• Written request: Your task is to print exactly the lines from the line that contains "Write the React, TypeScript" through the line that contains "care in Municipiul", with pictures left out.

# START OF Data for this exercise

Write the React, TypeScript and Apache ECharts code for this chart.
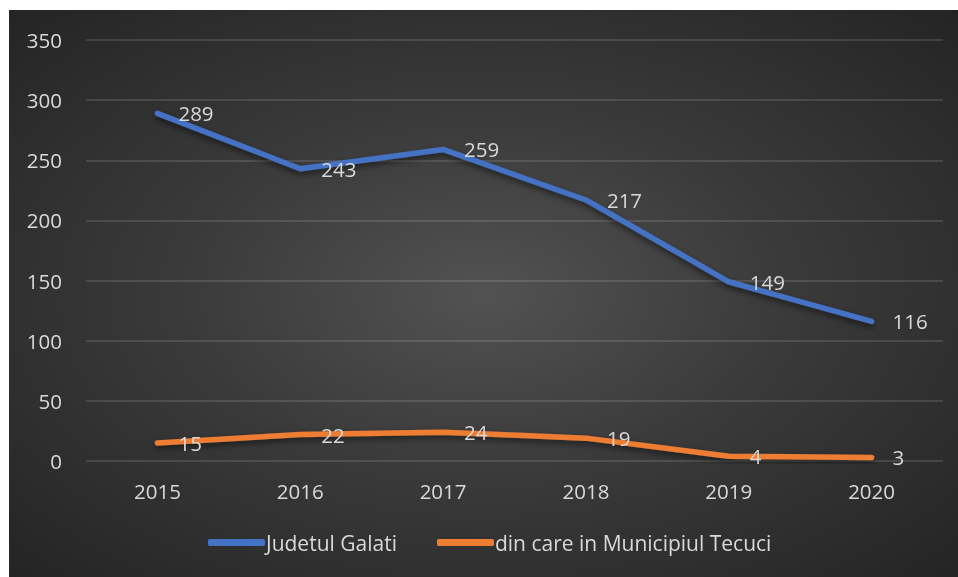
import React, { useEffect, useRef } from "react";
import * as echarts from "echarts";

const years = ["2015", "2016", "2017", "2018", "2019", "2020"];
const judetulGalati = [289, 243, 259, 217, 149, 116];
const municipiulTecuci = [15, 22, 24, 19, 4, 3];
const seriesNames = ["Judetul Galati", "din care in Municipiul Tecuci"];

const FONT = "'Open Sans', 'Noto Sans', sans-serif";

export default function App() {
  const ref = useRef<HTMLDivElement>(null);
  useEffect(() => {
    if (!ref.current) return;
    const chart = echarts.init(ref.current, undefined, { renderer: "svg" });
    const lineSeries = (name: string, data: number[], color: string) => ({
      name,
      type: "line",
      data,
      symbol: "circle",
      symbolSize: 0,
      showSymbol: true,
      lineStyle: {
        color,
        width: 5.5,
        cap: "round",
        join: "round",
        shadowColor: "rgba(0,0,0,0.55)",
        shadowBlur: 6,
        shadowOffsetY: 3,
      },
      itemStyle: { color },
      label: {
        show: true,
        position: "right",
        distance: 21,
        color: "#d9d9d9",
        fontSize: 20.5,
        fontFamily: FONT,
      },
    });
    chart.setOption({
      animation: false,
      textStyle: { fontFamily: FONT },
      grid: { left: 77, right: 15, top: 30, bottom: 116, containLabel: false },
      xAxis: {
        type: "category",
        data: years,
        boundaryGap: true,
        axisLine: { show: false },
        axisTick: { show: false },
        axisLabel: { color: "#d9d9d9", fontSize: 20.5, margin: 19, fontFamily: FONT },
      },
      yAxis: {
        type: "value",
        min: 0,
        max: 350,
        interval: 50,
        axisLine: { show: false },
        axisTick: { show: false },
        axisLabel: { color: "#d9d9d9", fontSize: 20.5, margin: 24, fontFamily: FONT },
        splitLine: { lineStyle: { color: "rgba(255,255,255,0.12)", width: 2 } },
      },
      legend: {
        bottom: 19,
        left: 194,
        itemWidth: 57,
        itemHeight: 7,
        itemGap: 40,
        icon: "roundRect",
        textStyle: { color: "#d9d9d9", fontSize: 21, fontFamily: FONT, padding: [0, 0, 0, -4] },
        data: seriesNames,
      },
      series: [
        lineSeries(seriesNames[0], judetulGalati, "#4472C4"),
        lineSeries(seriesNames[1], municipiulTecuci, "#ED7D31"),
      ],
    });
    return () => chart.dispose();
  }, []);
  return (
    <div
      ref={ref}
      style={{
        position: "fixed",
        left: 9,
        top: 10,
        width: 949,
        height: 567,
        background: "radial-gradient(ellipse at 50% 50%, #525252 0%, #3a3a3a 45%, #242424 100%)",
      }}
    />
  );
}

# END OF Data for this exercise
# START OF Data for this exercise

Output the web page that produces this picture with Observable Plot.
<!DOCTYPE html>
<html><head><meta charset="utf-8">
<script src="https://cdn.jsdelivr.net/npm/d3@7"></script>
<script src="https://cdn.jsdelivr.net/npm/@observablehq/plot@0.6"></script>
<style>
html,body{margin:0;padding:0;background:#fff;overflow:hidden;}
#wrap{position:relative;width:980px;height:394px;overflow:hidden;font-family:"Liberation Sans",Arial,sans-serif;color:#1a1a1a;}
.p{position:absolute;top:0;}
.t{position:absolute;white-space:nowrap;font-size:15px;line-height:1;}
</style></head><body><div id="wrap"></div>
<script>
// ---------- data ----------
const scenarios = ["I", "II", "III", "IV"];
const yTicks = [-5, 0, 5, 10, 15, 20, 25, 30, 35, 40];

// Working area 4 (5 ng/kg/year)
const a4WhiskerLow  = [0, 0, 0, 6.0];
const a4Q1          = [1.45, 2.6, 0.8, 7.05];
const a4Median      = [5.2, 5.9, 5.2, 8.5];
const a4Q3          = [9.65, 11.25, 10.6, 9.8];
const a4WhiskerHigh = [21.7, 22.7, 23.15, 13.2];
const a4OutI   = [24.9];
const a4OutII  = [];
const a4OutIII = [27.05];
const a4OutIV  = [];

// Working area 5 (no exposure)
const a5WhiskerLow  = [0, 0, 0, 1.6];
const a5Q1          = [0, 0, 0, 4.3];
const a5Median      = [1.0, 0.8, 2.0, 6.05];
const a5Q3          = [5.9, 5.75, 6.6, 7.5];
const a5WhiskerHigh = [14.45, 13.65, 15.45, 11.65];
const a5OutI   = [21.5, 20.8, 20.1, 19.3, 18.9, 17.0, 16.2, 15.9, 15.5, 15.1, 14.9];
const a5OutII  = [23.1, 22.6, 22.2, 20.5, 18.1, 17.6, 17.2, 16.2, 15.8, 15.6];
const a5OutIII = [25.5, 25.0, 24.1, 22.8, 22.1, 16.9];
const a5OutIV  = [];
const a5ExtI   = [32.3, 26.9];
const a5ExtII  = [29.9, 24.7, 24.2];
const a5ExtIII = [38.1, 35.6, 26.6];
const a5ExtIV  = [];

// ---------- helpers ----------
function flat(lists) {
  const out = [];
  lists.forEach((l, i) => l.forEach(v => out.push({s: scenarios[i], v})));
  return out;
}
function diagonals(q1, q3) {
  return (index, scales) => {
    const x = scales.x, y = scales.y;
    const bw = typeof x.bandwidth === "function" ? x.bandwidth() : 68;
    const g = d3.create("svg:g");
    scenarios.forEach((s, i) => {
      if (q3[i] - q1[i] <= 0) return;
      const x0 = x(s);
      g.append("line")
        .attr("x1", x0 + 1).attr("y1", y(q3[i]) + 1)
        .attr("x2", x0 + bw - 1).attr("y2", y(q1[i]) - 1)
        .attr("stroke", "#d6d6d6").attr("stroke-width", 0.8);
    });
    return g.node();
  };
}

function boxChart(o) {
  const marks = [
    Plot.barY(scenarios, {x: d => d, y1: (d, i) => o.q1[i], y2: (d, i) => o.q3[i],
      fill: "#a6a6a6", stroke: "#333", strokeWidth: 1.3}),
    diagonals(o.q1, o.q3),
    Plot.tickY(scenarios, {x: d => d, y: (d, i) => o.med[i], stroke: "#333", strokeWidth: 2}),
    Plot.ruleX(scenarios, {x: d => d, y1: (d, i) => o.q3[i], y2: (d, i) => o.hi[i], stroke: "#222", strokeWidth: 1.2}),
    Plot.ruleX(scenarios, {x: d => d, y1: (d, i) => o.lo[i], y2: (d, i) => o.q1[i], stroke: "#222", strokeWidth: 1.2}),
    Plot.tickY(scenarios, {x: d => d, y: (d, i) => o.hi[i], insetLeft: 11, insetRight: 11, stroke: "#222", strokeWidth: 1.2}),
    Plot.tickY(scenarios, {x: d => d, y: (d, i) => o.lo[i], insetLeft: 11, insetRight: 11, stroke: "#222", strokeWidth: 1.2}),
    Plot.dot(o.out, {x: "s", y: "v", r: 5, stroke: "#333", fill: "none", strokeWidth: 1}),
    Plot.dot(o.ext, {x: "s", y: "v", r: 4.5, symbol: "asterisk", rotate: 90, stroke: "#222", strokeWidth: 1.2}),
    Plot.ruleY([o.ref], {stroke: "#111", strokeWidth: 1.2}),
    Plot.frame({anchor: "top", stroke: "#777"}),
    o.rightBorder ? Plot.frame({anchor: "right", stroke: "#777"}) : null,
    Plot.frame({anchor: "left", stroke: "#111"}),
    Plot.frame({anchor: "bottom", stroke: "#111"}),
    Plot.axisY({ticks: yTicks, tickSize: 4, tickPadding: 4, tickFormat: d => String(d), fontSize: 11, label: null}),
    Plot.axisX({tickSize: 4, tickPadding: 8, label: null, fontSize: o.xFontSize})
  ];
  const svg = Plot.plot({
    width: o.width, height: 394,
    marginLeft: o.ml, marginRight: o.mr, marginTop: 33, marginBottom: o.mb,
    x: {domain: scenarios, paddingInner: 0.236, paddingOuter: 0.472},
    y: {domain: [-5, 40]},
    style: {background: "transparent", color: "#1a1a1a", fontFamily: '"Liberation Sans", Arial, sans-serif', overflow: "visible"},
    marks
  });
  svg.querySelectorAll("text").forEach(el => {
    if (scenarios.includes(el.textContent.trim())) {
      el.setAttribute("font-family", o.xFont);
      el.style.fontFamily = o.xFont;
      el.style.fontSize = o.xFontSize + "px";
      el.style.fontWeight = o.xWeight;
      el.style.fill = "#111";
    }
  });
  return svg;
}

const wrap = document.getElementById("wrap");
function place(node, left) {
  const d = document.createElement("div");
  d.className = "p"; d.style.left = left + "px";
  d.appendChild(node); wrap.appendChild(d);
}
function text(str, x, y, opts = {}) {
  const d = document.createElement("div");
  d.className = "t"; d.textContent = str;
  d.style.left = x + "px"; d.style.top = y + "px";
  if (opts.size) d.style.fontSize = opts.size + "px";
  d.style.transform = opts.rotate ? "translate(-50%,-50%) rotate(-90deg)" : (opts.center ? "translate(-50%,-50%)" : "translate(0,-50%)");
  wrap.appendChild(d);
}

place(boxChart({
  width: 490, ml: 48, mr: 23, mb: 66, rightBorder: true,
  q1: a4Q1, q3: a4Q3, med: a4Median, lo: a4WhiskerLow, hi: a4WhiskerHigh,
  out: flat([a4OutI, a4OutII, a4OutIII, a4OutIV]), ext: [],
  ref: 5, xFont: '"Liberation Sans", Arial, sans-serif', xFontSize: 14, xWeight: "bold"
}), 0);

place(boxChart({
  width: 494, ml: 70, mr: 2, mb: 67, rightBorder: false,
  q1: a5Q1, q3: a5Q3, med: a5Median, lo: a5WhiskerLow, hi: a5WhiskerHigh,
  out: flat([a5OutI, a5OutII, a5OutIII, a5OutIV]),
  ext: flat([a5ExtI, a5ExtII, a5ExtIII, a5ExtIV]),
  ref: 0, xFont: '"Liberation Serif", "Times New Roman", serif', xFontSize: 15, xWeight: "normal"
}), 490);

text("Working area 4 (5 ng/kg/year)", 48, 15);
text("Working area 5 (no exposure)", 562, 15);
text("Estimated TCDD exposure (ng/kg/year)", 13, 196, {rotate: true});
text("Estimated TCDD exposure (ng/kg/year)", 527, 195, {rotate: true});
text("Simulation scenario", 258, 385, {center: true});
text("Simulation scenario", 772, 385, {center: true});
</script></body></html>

# END OF Data for this exercise

• Solution to this task:
Write the React, TypeScript and Apache ECharts code for this chart.
import React, { useEffect, useRef } from "react";
import * as echarts from "echarts";

const years = ["2015", "2016", "2017", "2018", "2019", "2020"];
const judetulGalati = [289, 243, 259, 217, 149, 116];
const municipiulTecuci = [15, 22, 24, 19, 4, 3];
const seriesNames = ["Judetul Galati", "din care in Municipiul Tecuci"];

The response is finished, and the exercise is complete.